- **Data block**:
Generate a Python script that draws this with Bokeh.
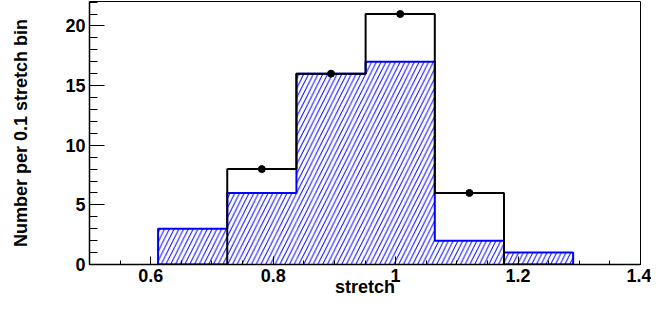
from bokeh.plotting import figure
from bokeh.models import FixedTicker, Range1d
from bokeh.embed import file_html
from bokeh.resources import INLINE

# ---- data ----
bin_edges = [0.612, 0.725, 0.838, 0.951, 1.064, 1.177, 1.290]
blue_counts = [3, 6, 16, 17, 2, 1]
black_counts = [0, 8, 16, 21, 6, 0]
x_ticks = [0.6, 0.8, 1.0, 1.2, 1.4]
x_tick_labels = ["0.6", "0.8", "1", "1.2", "1.4"]
y_ticks = [0, 5, 10, 15, 20]
y_tick_labels = ["0", "5", "10", "15", "20"]
x_title = "stretch"
y_title = "Number per 0.1 stretch bin"

FONT = "Liberation Sans"
BLUE = "#0000ff"


def step_outline(edges, counts):
    xs, ys = [edges[0]], [0]
    for i, c in enumerate(counts):
        xs += [edges[i], edges[i + 1]]
        ys += [c, c]
    xs.append(edges[-1])
    ys.append(0)
    return xs, ys


p = figure(width=651, height=300,
           x_range=Range1d(0.5, 1.4), y_range=Range1d(0, 22.05),
           output_backend="svg", toolbar_location=None,
           min_border_left=89, min_border_right=11,
           min_border_top=1, min_border_bottom=36)
p.grid.visible = False
p.outline_line_color = "black"
p.outline_line_width = 1
p.background_fill_color = "white"
p.border_fill_color = "white"

# blue hatched histogram
p.quad(left=bin_edges[:-1], right=bin_edges[1:], bottom=0, top=blue_counts,
       fill_color=None, line_color=None,
       hatch_pattern="/", hatch_color=BLUE, hatch_scale=9.5, hatch_weight=1)
bx, by = step_outline(bin_edges, blue_counts)
p.line(bx, by, line_color=BLUE, line_width=2)

# black histogram with points
kx, ky = step_outline(bin_edges, black_counts)
p.line(kx, ky, line_color="black", line_width=2)
cx = [(bin_edges[i] + bin_edges[i + 1]) / 2 for i, c in enumerate(black_counts) if c > 0]
cy = [c for c in black_counts if c > 0]
p.scatter(cx, cy, size=7, color="black")

# axes
x_minor = [round(0.5 + 0.05 * i, 2) for i in range(19)]
y_minor = list(range(0, 23))
p.xaxis.ticker = FixedTicker(ticks=x_ticks, minor_ticks=x_minor)
p.yaxis.ticker = FixedTicker(ticks=y_ticks, minor_ticks=y_minor)
p.xaxis.major_label_overrides = dict(zip(x_ticks, x_tick_labels))
p.yaxis.major_label_overrides = dict(zip(y_ticks, y_tick_labels))

for ax in (p.xaxis[0], p.yaxis[0]):
    ax.axis_line_color = "black"
    ax.axis_line_width = 1.5
    ax.major_tick_line_color = "black"
    ax.minor_tick_line_color = "black"
    ax.major_tick_out = 0
    ax.minor_tick_out = 0
    ax.major_label_text_font = FONT
    ax.major_label_text_font_style = "bold"
    ax.major_label_text_font_size = "18px"
    ax.major_label_text_color = "black"
    ax.axis_label_text_font = FONT
    ax.axis_label_text_font_style = "bold"
    ax.axis_label_text_font_size = "18px"
    ax.axis_label_text_color = "black"

p.xaxis.major_tick_in = 8
p.xaxis.minor_tick_in = 4
p.xaxis.major_label_standoff = 4
p.xaxis.axis_label = x_title
p.xaxis.axis_label_standoff = -8

p.yaxis.major_tick_in = 15
p.yaxis.minor_tick_in = 8
p.yaxis.major_label_standoff = 4
p.yaxis.axis_label = y_title
p.yaxis.axis_label_standoff = 31

open("out.html", "w").write(file_html(p, INLINE))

- **Exercise description**:
Starting with the first line of the data above and ending with the line containing "from bokeh.resources import INLINE", please restate every line exactly, leaving images out.

- **Response**:
Generate a Python script that draws this with Bokeh.
from bokeh.plotting import figure
from bokeh.models import FixedTicker, Range1d
from bokeh.embed import file_html
from bokeh.resources import INLINE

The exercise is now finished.